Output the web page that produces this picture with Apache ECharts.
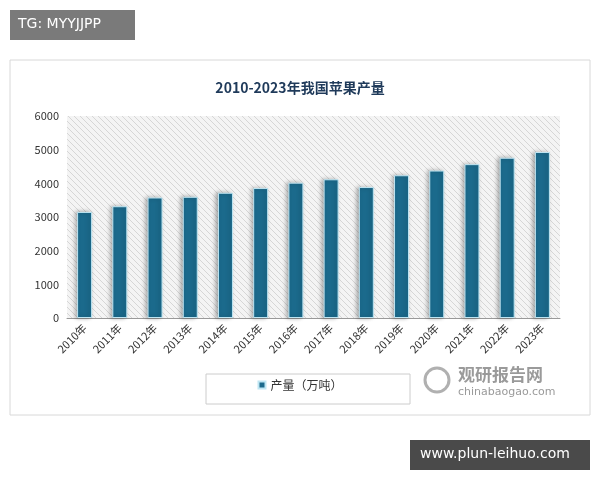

* * *

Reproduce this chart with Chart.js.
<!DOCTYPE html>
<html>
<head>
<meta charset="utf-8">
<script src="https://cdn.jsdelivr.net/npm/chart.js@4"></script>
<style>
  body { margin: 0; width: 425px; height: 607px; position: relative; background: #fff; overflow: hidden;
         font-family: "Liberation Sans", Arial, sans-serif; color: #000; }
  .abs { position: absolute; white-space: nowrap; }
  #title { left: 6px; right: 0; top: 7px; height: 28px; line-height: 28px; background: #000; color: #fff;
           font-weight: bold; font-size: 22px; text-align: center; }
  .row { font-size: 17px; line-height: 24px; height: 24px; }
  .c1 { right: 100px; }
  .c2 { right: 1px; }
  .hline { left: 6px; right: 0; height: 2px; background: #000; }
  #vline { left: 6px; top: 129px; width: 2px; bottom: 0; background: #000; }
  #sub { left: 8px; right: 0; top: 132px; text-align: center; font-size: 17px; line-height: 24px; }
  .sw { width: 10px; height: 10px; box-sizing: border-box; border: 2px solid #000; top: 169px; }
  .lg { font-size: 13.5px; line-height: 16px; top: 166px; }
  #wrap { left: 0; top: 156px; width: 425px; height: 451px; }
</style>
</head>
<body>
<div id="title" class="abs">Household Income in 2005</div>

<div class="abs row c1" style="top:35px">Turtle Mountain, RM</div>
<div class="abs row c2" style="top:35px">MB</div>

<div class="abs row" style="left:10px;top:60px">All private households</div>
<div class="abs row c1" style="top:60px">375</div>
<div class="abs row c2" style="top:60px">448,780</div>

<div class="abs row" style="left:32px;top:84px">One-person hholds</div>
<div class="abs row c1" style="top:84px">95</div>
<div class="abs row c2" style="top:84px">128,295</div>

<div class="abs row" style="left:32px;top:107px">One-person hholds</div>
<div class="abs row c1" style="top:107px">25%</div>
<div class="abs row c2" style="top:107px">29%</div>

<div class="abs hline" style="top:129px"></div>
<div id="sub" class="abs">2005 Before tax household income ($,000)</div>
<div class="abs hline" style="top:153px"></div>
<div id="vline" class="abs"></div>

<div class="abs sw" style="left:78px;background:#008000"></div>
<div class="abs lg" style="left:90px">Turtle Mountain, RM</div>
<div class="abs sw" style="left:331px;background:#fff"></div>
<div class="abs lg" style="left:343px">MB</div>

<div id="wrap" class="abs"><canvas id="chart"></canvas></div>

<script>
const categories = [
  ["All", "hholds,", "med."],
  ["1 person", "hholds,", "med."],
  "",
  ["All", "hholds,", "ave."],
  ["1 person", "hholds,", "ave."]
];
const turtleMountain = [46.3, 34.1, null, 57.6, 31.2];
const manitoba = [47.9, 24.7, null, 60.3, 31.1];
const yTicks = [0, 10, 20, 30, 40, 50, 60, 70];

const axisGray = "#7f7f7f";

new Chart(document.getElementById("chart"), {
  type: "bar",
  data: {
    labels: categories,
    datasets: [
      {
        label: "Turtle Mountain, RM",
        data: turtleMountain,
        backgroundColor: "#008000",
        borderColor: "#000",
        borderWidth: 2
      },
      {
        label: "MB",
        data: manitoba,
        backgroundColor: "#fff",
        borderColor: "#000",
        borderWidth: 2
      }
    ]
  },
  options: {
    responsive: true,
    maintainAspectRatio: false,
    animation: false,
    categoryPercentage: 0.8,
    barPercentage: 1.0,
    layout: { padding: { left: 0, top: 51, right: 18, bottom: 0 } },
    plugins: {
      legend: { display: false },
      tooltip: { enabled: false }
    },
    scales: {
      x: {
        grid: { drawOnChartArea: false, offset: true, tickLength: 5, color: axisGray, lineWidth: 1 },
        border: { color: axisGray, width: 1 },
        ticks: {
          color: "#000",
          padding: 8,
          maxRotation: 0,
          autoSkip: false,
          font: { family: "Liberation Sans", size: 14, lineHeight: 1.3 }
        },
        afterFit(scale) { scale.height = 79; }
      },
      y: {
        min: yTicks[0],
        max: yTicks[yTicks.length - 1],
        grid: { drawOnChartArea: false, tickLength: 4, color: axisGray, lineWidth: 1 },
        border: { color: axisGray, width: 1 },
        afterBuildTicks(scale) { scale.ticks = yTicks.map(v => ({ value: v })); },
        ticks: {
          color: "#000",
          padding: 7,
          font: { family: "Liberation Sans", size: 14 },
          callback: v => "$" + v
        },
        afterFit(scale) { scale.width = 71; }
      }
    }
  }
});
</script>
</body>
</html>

> **Short task**: Within the listing above, copy each line that has the string "this".

> **Full solution**:
Output the web page that produces this picture with Apache ECharts.
Reproduce this chart with Chart.js.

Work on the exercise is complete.